Prime number law. Dependence of prime numbers on their ordinal numbers and Goldbach–Euler binary problem using computer

The article considers the methods of defining and finding the distribution of composite numbers $CN$, prime numbers $PN$, twins of prime numbers $Tw$ and twins of composite numbers $TwCN$ that do not have divisors $2$ and $3$ in the set of natural numbers — $\mathbb{N}$ based on a set of numbers like $\Theta=\{6\cdot\kappa\pm1, \kappa\in\mathbb{N}\}$, which is a semigroup in relation to multiplication. There has been proposed a method of obtaining primes $p\geqslant 5$ by using their ordinal numbers in the set of primes $p\geqslant 5$ and vice versa, as well as a new algorithm for searching and distributing primes based on a closedness of the elements of the set $\Theta$. It has been shown that a composite number $n\in\Theta$ can be presented in the form of products $(6x \pm 1) (6y \pm 1)$, where $x, y \in\mathbb{N}$ — are positive integer solutions of one of the $4$ Diophantine equations: $P(x, y, \lambda)=6xy\pm x\pm y-\lambda=0$. It has been proved that if there is a parameter $\lambda$ of prime twins, then none of Diophantine equations $P (x, y, \lambda) = 0$ has positive integer solutions.

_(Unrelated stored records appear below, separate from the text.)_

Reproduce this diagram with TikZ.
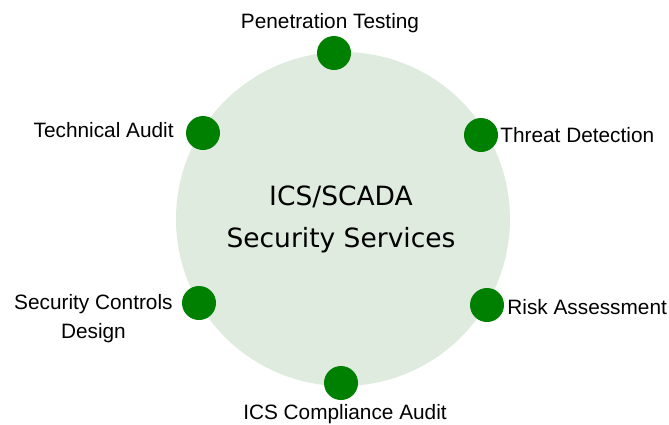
\documentclass[tikz,border=0pt]{standalone}
\usepackage{fontspec}
\setmainfont{Liberation Sans}
\newfontfamily\hubfont{DejaVu Sans}
\usetikzlibrary{positioning}

\definecolor{hubfill}{RGB}{223,235,223}
\definecolor{dotgreen}{RGB}{0,128,0}

\begin{document}
\begin{tikzpicture}[x=1pt, y=-1pt,
    hub/.style={circle, fill=hubfill, minimum size=334pt, inner sep=0pt},
    dot/.style={circle, fill=dotgreen, minimum size=34pt, inner sep=0pt},
    service/.style={inner sep=0pt, align=center, font=\fontsize{20.8}{29}\selectfont},
    hubtext/.style={inner sep=0pt, align=center, font=\hubfont\fontsize{26.5}{42}\selectfont}]

    \useasboundingbox (0,0) rectangle (669,424);

    % Central circle
    \node [hub] (hub) at (343,219) {};
    \node [hubtext, xshift=-2pt] (hub_title) at (hub.center) {ICS/SCADA\\Security Services};

    % Service dots on the rim
    \node [dot] (pen_dot) at (334,53) {};
    \node [dot] (threat_dot) at (481,135) {};
    \node [dot] (risk_dot) at (487,305) {};
    \node [dot] (audit_dot) at (341,383) {};
    \node [dot] (controls_dot) at (199,303) {};
    \node [dot] (tech_dot) at (203,133) {};

    % Service labels
    \node [service, above=3pt of pen_dot, xshift=-4pt] (pen) {Penetration Testing};
    \node [service, right=2pt of threat_dot] (threat) {Threat Detection};
    \node [service, right=3pt of risk_dot, yshift=-2pt] (risk) {Risk Assessment};
    \node [service, below=4pt of audit_dot, xshift=4pt] (audit) {ICS Compliance Audit};
    \node [service, left=9pt of controls_dot, yshift=-16pt] (controls) {Security Controls\\Design};
    \node [service, left=12pt of tech_dot, yshift=3pt] (tech) {Technical Audit};

\end{tikzpicture}
\end{document}
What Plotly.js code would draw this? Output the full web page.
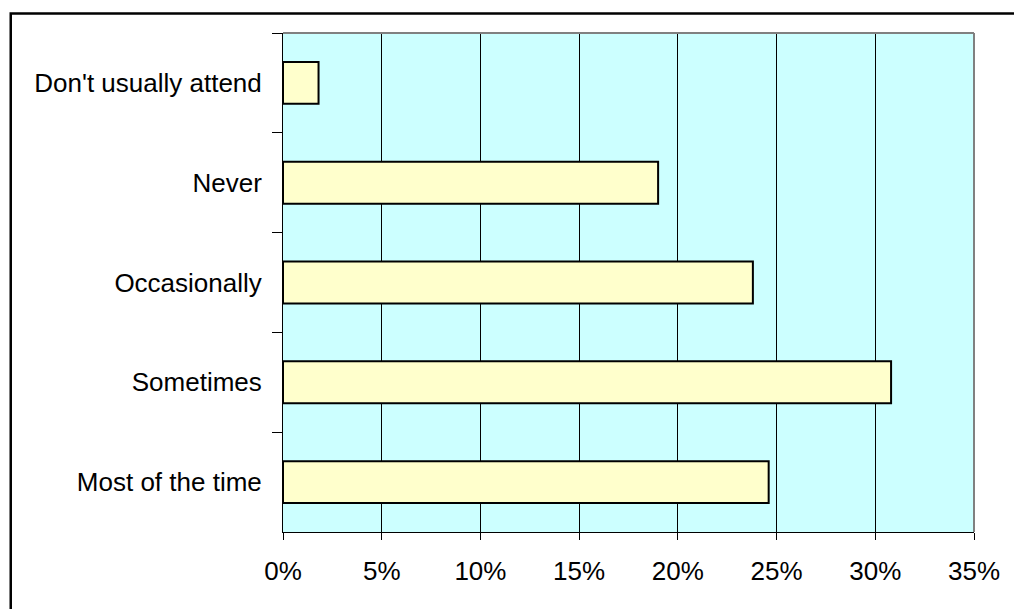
<!DOCTYPE html>
<html>
<head>
<meta charset="utf-8">
<script src="https://cdn.plot.ly/plotly-3.0.1.min.js"></script>
<style>
  html, body { margin: 0; padding: 0; background: #ffffff; }
  #chart { width: 1014px; height: 609px; }
</style>
</head>
<body>
<div id="chart"></div>
<script>
// Attendance responses, listed top to bottom
const categories = ["Don't usually attend", "Never", "Occasionally", "Sometimes", "Most of the time"];
// Share of respondents (%)
const shares = [1.8, 19.0, 23.8, 30.8, 24.6];
// Percentage axis ticks
const tickValues = [0, 5, 10, 15, 20, 25, 30, 35];
const tickLabels = ["0%", "5%", "10%", "15%", "20%", "25%", "30%", "35%"];

const trace = {
  type: 'bar',
  orientation: 'h',
  x: shares,
  y: categories,
  width: 0.42,
  marker: { color: '#FFFFCC', line: { color: '#000000', width: 2 } },
  hoverinfo: 'x+y'
};

const layout = {
  width: 1014,
  height: 609,
  margin: { l: 283, r: 40, t: 33, b: 77, pad: 0 },
  paper_bgcolor: '#ffffff',
  plot_bgcolor: '#CCFFFF',
  showlegend: false,
  font: { family: 'Liberation Sans, Arial, sans-serif', color: '#000000' },
  bargap: 0.58,
  xaxis: {
    range: [0, 35],
    tickvals: tickValues,
    ticktext: tickLabels,
    showgrid: true,
    gridcolor: '#000000',
    gridwidth: 1,
    zeroline: false,
    showline: true,
    linecolor: '#000000',
    linewidth: 1,
    ticks: 'outside',
    ticklen: 7,
    tickcolor: '#000000',
    tickwidth: 1,
    ticklabelstandoff: 9,
    tickfont: { size: 26, family: 'Liberation Sans, Arial, sans-serif', color: '#000000' },
    fixedrange: true
  },
  yaxis: {
    type: 'category',
    autorange: 'reversed',
    tickson: 'boundaries',
    ticks: 'outside',
    ticklen: 10,
    tickcolor: '#000000',
    tickwidth: 1,
    showgrid: false,
    zeroline: false,
    showline: true,
    linecolor: '#000000',
    linewidth: 1,
    ticklabelstandoff: 15,
    tickfont: { size: 26, family: 'Liberation Sans, Arial, sans-serif', color: '#000000' },
    fixedrange: true
  },
  shapes: [
    // gray top and right edges of the plotting area
    { type: 'line', xref: 'paper', yref: 'paper', x0: 0, x1: 1, y0: 1, y1: 1,
      line: { color: '#808080', width: 2 } },
    { type: 'line', xref: 'paper', yref: 'paper', x0: 1, x1: 1, y0: 0, y1: 1,
      line: { color: '#808080', width: 2 } },
    // outer chart frame
    { type: 'rect', xref: 'paper', yref: 'paper',
      x0: -0.394, x1: 1.08, y0: -0.17, y1: 1.039,
      line: { color: '#000000', width: 2.5 }, fillcolor: 'rgba(0,0,0,0)' }
  ]
};

Plotly.newPlot('chart', [trace], layout, { staticPlot: true, displayModeBar: false });
</script>
</body>
</html>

There has been found the new distribution law of prime numbers $\pi(x)$ in the segment $[1 \div N]$. Any even number $\zeta>8$ is comparable to one of the numbers $m=(0, 2, -2)$, i.e. $\zeta\equiv m\pmod 6$. According to the above remainders $m$, even numbers $\zeta>8$ are divided into $3$ types, each type having its own way of representing sums of $2$ elements of the set $\Theta$. For any even number $\zeta>8$ in a segment $[1 \div\nu]$, where $\nu = (\zeta-m) / 6$, there is a parameter of an even number; it is proved that there is always a pair of numbers $(\lambda_1, \lambda_2)\in[1\div \nu]$ that are elements of the united sets of parameters of prime twins $\Pi_{tw}$ and parameters of transition numbers $\Pi_{UPC}$, i.e. numbers of the form $6\lambda\pm1$ with the same $\lambda$, if the form $6\lambda-1$ is a prime number, then the form $6\lambda+1$ is a composite number, and vice versa.